Directions »
Can you set down, exactly as they appear below, the lines from the opening of the material through the one bearing "const xMax = 6.43;", minus the pictures?
──────────
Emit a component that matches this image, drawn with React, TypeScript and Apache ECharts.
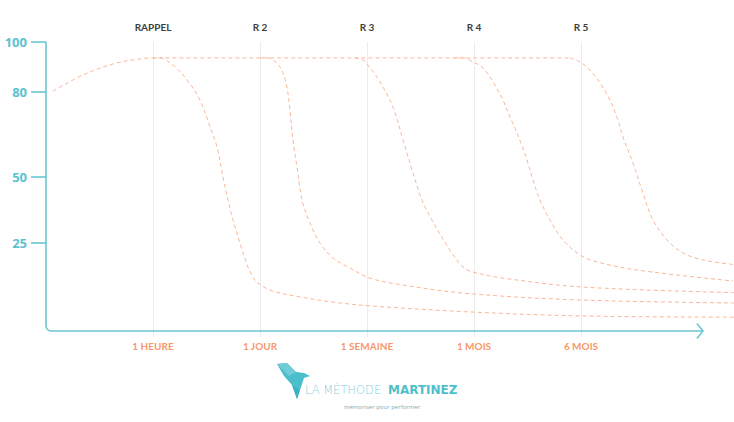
import React, { useEffect, useRef } from "react";
import * as echarts from "echarts";

// x positions: 1 unit = one review step
const xTickPositions = [1, 2, 3, 4, 5];
const xBottomLabels = ["1 HEURE", "1 JOUR", "1 SEMAINE", "1 MOIS", "6 MOIS"];
const xTopLabels = ["RAPPEL", "R 2", "R 3", "R 4", "R 5"];
const xAxisEnd = 6.14; // where the drawn x axis arrow ends
const xMax = 6.43; // right edge of the plot (curves run to it)

// y axis: stylised (non linear) scale, label -> position on axis
const yTickLabels = ["100", "80", "50", "25"];
const yTickPositions = [100, 82.7, 53.3, 30.4];

// learning curve then plateau
const apprentissage: [number, number][] = [
  [0.065, 83.0], [0.346, 88.6], [0.626, 92.4], [0.813, 93.8], [1.0, 94.5],
  [1.2, 94.5], [3.0, 94.5], [4.7, 94.5], [4.897, 94.5],
];

const oubliRappel: [number, number][] = [
  [1.0, 94.5], [1.065, 94.5], [1.187, 92.0], [1.318, 86.9], [1.439, 79.9],
  [1.533, 70.6], [1.598, 63.7], [1.654, 53.3], [1.701, 45.3], [1.748, 38.4],
  [1.813, 30.4], [1.888, 22.1], [1.953, 17.6], [2.019, 15.6], [2.121, 13.8],
  [2.374, 11.8], [2.682, 10.0], [3.028, 8.7], [3.963, 6.6], [5.019, 5.2],
  [6.43, 4.8],
];

const oubliR2: [number, number][] = [
  [2.0, 94.5], [2.065, 94.5], [2.159, 92.7], [2.215, 89.3], [2.252, 84.4],
  [2.28, 76.5], [2.308, 66.1], [2.346, 56.7], [2.393, 45.3], [2.467, 37.4],
  [2.561, 30.4], [2.682, 25.3], [2.841, 21.8], [3.028, 18.3], [3.336, 15.9],
  [3.963, 12.9], [5.019, 10.7], [6.43, 9.7],
];

const oubliR3: [number, number][] = [
  [2.888, 94.5], [2.963, 93.8], [3.009, 92.0], [3.093, 87.9], [3.15, 84.4],
  [3.243, 77.5], [3.336, 66.1], [3.43, 54.7], [3.514, 45.3], [3.607, 38.4],
  [3.776, 28.0], [3.897, 22.1], [3.991, 20.4], [4.271, 18.3], [5.019, 15.2],
  [6.43, 13.3],
];

const oubliR4: [number, number][] = [
  [3.82, 94.5], [3.897, 94.5], [3.991, 93.1], [4.084, 91.0], [4.178, 86.2],
  [4.271, 79.9], [4.336, 74.0], [4.402, 68.5], [4.495, 59.2], [4.551, 52.2],
  [4.617, 45.3], [4.71, 38.4], [4.832, 31.5], [4.991, 26.3], [5.15, 23.9],
  [5.523, 21.1], [6.421, 17.3],
];

const oubliR5: [number, number][] = [
  [4.897, 94.5], [4.991, 93.1], [5.084, 90.3], [5.178, 85.8], [5.271, 79.9],
  [5.336, 74.0], [5.393, 67.1], [5.486, 58.1], [5.579, 47.8], [5.673, 38.4],
  [5.804, 31.5], [5.953, 27.0], [6.14, 24.6], [6.43, 23.0],
];

const TEAL = "#6ac6d1";
const CURVE = "#f9b796";
const FONT = "'Open Sans', 'Noto Sans', sans-serif";
const LABEL_FONT = "Lato, 'Open Sans', sans-serif";

function nearestLabel(v: number, positions: number[], labels: string[]) {
  let best = -1;
  let d = Infinity;
  positions.forEach((p, i) => {
    if (Math.abs(p - v) < d) {
      d = Math.abs(p - v);
      best = i;
    }
  });
  return d < 0.01 ? labels[best] : "";
}

export default function App() {
  const ref = useRef<HTMLDivElement>(null);

  useEffect(() => {
    if (!ref.current) return;
    const chart = echarts.init(ref.current, undefined, { renderer: "svg" });

    const curveSeries = (name: string, data: [number, number][]) => ({
      name,
      type: "line" as const,
      data,
      smooth: 0.35,
      showSymbol: false,
      symbol: "none",
      lineStyle: { color: CURVE, width: 1, type: [4, 3] as any },
      z: 3,
    });

    const series: any[] = [
      {
        ...curveSeries("Apprentissage", apprentissage),
        markLine: {
          silent: true,
          symbol: ["none", "none"],
          label: { show: false },
          lineStyle: { color: "#ececec", type: "solid", width: 1 },
          data: xTickPositions.map((x) => ({ xAxis: x })),
          z: 1,
        },
      },
      curveSeries("Rappel", oubliRappel),
      curveSeries("R 2", oubliR2),
      curveSeries("R 3", oubliR3),
      curveSeries("R 4", oubliR4),
      curveSeries("R 5", oubliR5),
    ];

    chart.setOption({
      animation: false,
      grid: { left: 46, right: 0, top: 42, bottom: 91, containLabel: false },
      xAxis: [
        {
          type: "value",
          min: 0,
          max: xMax,
          position: "bottom",
          axisLine: { show: false },
          axisTick: {
            show: true,
            customValues: xTickPositions,
            length: 6,
            lineStyle: { color: "#ececec", width: 1 },
          },
          splitLine: { show: false },
          axisLabel: {
            customValues: xTickPositions,
            margin: 10,
            formatter: (v: number) => nearestLabel(v, xTickPositions, xBottomLabels),
            color: "#f7986c",
            fontFamily: LABEL_FONT,
            fontWeight: "bold",
            fontSize: 10,
          },
        },
        {
          type: "value",
          min: 0,
          max: xMax,
          position: "top",
          axisLine: { show: false },
          axisTick: { show: false },
          splitLine: { show: false },
          axisLabel: {
            customValues: xTickPositions,
            margin: 10,
            formatter: (v: number) => nearestLabel(v, xTickPositions, xTopLabels),
            color: "#3d3d3d",
            fontFamily: LABEL_FONT,
            fontWeight: "bold",
            fontSize: 10,
          },
        },
      ],
      yAxis: {
        type: "value",
        min: 0,
        max: 100,
        axisLine: { show: false },
        axisTick: {
          show: true,
          customValues: yTickPositions,
          length: 15,
          lineStyle: { color: TEAL, width: 1.6 },
        },
        splitLine: { show: false },
        axisLabel: {
          customValues: yTickPositions,
          margin: 19,
          formatter: (v: number) => nearestLabel(v, yTickPositions, yTickLabels),
          color: "#5bc3cf",
          fontFamily: FONT,
          fontWeight: "bold",
          fontSize: 13,
        },
      },
      series,
    });

    const origin = chart.convertToPixel({ gridIndex: 0 }, [0, 0]) as number[];
    const top = chart.convertToPixel({ gridIndex: 0 }, [0, 100]) as number[];
    const end = chart.convertToPixel({ gridIndex: 0 }, [xAxisEnd, 0]) as number[];
    const ox = origin[0];
    const oy = origin[1];
    const ex = end[0];
    const r = 5;

    chart.setOption({
      graphic: [
        {
          type: "line",
          shape: { x1: ox, y1: top[1], x2: ox, y2: oy - r },
          style: { stroke: TEAL, lineWidth: 1.6 },
          z: 10,
        },
        {
          type: "arc",
          shape: { cx: ox + r, cy: oy - r, r, startAngle: Math.PI / 2, endAngle: Math.PI },
          style: { stroke: TEAL, lineWidth: 1.6, fill: "none" },
          z: 10,
        },
        {
          type: "line",
          shape: { x1: ox + r, y1: oy, x2: ex, y2: oy },
          style: { stroke: TEAL, lineWidth: 1.6 },
          z: 10,
        },
        {
          type: "polyline",
          shape: { points: [[ex - 6, oy - 7.5], [ex, oy], [ex - 6, oy + 7.5]] },
          style: { stroke: TEAL, lineWidth: 1.6, fill: "none" },
          z: 10,
        },
        {
          type: "group",
          children: [
            {
              type: "polygon",
              shape: {
                points: [[277, 364], [287, 363], [296, 372], [304, 373], [310, 376], [304, 378], [300, 390], [297, 399], [292, 385], [284, 376]],
              },
              style: { fill: "#4cbecb" },
            },
            {
              type: "polygon",
              shape: { points: [[277, 364], [287, 363], [296, 372], [289, 376]] },
              style: { fill: "#6fcdd7" },
            },
            {
              type: "polygon",
              shape: { points: [[292, 385], [300, 390], [297, 399]] },
              style: { fill: "#3cb3c2" },
            },
            {
              type: "text",
              x: 305,
              y: 390,
              style: {
                text: "LA MÉTHODE",
                fill: "#82d0d9",
                font: `200 11.5px 'DejaVu Sans', sans-serif`,
                verticalAlign: "middle",
                align: "left",
              },
            },
            {
              type: "text",
              x: 388,
              y: 390,
              style: {
                text: "MARTINEZ",
                fill: "#4fbfcc",
                font: `bold 12px 'DejaVu Sans', sans-serif`,
                verticalAlign: "middle",
                align: "left",
              },
            },
            {
              type: "text",
              x: 382,
              y: 407,
              style: {
                text: "mémoriser pour performer",
                fill: "#7fa9b0",
                font: `normal 6px ${FONT}`,
                verticalAlign: "middle",
                align: "center",
              },
            },
          ],
        },
      ],
    });

    return () => chart.dispose();
  }, []);

  return (
    <div
      ref={ref}
      style={{ position: "fixed", left: 0, top: 0, width: 734, height: 422, background: "#fff" }}
    />
  );
}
──────────
Output of the exercise »
Emit a component that matches this image, drawn with React, TypeScript and Apache ECharts.
import React, { useEffect, useRef } from "react";
import * as echarts from "echarts";

// x positions: 1 unit = one review step
const xTickPositions = [1, 2, 3, 4, 5];
const xBottomLabels = ["1 HEURE", "1 JOUR", "1 SEMAINE", "1 MOIS", "6 MOIS"];
const xTopLabels = ["RAPPEL", "R 2", "R 3", "R 4", "R 5"];
const xAxisEnd = 6.14; // where the drawn x axis arrow ends
const xMax = 6.43; // right edge of the plot (curves run to it)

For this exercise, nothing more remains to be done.